◆ Short task:
Leave the pictures out and reproduce, exactly, the lines from the one with "Reproduce this diagram with TikZ." through the end of the entries below.

====================

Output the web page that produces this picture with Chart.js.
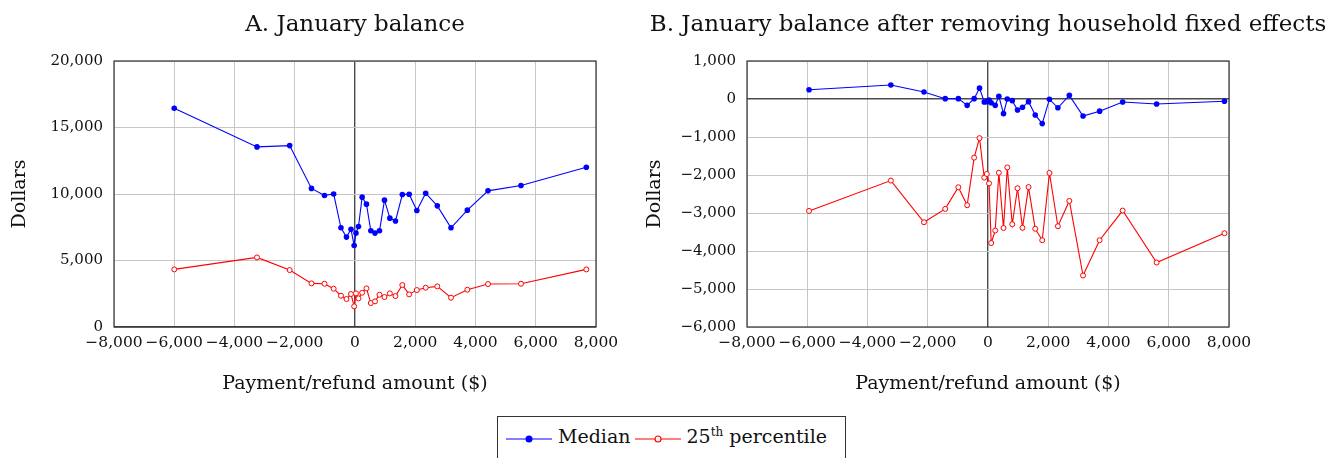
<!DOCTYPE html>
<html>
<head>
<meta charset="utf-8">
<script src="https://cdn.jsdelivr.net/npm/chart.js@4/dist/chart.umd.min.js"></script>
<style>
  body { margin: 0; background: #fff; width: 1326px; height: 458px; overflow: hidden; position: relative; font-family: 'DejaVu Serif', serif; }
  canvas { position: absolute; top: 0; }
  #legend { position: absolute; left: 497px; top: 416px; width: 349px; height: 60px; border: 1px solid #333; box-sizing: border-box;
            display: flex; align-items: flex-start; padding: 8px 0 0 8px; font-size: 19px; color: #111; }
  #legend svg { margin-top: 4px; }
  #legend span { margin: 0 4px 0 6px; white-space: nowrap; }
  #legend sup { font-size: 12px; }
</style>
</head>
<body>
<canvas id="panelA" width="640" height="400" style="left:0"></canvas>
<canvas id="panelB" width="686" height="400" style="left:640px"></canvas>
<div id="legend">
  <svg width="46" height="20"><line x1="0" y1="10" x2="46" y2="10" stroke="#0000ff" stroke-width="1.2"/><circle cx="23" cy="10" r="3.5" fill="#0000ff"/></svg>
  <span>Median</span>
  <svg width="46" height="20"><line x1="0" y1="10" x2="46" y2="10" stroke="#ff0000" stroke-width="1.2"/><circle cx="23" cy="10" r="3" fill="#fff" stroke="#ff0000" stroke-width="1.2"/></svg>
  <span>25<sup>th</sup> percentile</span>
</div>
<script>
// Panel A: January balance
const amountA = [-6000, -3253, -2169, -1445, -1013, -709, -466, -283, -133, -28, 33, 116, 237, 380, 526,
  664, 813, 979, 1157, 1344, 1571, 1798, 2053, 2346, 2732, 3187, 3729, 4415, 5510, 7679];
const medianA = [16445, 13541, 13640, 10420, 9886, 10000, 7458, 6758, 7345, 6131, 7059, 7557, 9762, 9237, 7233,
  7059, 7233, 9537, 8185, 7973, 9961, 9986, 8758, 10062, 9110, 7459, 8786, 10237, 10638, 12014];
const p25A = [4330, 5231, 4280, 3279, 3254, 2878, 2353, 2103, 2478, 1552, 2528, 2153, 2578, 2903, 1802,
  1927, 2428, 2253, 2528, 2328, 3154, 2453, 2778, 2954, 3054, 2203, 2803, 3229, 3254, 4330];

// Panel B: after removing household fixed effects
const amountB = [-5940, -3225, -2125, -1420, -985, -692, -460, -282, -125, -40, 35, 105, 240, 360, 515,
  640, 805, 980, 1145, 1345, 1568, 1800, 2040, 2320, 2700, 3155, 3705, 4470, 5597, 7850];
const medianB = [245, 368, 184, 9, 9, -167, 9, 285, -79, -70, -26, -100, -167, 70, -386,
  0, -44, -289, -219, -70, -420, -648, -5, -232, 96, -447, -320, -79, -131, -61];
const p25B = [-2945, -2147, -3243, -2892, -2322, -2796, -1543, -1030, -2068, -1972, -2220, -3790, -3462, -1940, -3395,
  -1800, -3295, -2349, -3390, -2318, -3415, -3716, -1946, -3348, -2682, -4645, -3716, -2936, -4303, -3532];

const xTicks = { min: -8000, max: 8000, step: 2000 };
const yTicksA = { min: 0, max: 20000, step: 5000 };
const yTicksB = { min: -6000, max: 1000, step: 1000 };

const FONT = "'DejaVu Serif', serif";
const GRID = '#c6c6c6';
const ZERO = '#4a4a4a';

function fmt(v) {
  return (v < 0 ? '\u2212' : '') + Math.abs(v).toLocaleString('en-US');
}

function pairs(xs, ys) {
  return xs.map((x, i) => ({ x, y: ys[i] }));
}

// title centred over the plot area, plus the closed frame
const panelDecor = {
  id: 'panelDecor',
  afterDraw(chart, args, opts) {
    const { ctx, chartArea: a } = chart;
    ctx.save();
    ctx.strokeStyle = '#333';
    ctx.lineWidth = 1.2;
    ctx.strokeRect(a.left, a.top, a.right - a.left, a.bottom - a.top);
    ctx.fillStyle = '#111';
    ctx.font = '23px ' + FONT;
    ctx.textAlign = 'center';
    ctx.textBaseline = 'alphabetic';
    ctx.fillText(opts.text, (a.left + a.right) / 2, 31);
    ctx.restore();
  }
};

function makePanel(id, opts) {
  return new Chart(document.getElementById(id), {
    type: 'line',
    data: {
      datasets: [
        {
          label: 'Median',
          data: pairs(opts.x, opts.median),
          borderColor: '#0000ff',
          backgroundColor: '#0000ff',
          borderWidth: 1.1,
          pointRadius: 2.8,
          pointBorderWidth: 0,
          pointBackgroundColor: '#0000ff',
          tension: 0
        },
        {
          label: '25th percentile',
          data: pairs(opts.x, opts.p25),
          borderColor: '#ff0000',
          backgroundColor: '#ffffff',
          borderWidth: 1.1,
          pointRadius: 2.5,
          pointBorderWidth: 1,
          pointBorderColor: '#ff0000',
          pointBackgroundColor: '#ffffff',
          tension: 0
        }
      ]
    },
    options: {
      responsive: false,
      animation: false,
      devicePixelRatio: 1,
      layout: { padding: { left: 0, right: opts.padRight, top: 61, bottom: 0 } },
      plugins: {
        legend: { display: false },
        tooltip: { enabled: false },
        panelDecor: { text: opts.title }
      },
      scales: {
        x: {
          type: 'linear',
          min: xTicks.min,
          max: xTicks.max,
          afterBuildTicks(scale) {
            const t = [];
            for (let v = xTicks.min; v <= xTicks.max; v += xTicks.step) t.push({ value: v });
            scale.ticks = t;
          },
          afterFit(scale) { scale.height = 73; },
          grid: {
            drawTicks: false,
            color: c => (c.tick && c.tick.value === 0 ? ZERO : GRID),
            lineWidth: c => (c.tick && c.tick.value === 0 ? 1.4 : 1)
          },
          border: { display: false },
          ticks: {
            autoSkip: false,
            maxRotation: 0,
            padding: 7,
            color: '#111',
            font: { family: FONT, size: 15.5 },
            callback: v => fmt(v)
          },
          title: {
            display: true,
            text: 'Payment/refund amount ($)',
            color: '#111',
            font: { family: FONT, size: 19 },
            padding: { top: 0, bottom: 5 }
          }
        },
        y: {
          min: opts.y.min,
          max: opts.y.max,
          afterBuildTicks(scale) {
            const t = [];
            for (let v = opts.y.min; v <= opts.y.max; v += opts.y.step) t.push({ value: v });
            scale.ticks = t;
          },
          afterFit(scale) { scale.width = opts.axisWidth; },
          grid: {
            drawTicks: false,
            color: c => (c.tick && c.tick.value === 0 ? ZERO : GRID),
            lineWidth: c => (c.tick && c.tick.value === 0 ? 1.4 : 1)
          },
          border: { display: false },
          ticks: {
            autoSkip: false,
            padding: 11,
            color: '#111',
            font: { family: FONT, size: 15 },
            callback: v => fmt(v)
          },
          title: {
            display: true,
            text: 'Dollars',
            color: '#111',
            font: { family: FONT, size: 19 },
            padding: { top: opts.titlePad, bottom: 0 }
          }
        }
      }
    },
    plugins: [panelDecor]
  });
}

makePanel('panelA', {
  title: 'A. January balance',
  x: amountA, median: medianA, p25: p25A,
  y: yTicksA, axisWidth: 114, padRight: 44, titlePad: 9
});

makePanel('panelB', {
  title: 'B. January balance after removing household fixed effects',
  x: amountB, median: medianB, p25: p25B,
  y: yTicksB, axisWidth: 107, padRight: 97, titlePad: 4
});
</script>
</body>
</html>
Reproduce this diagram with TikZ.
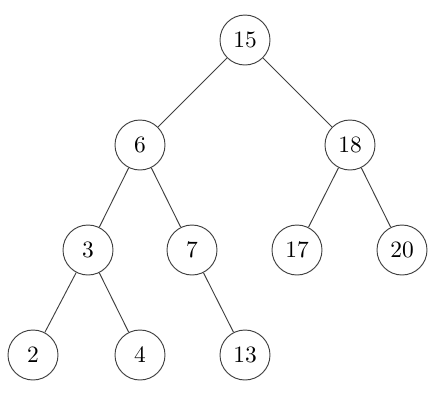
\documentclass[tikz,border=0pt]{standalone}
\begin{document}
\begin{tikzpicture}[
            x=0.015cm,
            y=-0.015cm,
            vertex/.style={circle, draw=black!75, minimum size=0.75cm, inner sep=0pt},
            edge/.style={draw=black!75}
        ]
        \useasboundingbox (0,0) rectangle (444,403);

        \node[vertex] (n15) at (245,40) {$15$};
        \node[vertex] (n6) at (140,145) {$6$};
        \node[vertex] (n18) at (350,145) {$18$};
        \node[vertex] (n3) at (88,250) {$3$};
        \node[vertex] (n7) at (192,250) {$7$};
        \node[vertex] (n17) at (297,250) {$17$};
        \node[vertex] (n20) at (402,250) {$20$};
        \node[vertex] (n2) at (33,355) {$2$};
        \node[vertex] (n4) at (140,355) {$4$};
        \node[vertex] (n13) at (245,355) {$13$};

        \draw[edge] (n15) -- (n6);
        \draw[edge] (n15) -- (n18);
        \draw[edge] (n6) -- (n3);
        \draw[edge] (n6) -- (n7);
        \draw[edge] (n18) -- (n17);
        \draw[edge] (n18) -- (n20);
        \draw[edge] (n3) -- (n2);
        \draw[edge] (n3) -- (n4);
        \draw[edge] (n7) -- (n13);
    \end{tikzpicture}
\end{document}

====================

◆ Solution:
Reproduce this diagram with TikZ.
\documentclass[tikz,border=0pt]{standalone}
\begin{document}
\begin{tikzpicture}[
            x=0.015cm,
            y=-0.015cm,
            vertex/.style={circle, draw=black!75, minimum size=0.75cm, inner sep=0pt},
            edge/.style={draw=black!75}
        ]
        \useasboundingbox (0,0) rectangle (444,403);

        \node[vertex] (n15) at (245,40) {$15$};
        \node[vertex] (n6) at (140,145) {$6$};
        \node[vertex] (n18) at (350,145) {$18$};
        \node[vertex] (n3) at (88,250) {$3$};
        \node[vertex] (n7) at (192,250) {$7$};
        \node[vertex] (n17) at (297,250) {$17$};
        \node[vertex] (n20) at (402,250) {$20$};
        \node[vertex] (n2) at (33,355) {$2$};
        \node[vertex] (n4) at (140,355) {$4$};
        \node[vertex] (n13) at (245,355) {$13$};

        \draw[edge] (n15) -- (n6);
        \draw[edge] (n15) -- (n18);
        \draw[edge] (n6) -- (n3);
        \draw[edge] (n6) -- (n7);
        \draw[edge] (n18) -- (n17);
        \draw[edge] (n18) -- (n20);
        \draw[edge] (n3) -- (n2);
        \draw[edge] (n3) -- (n4);
        \draw[edge] (n7) -- (n13);
    \end{tikzpicture}
\end{document}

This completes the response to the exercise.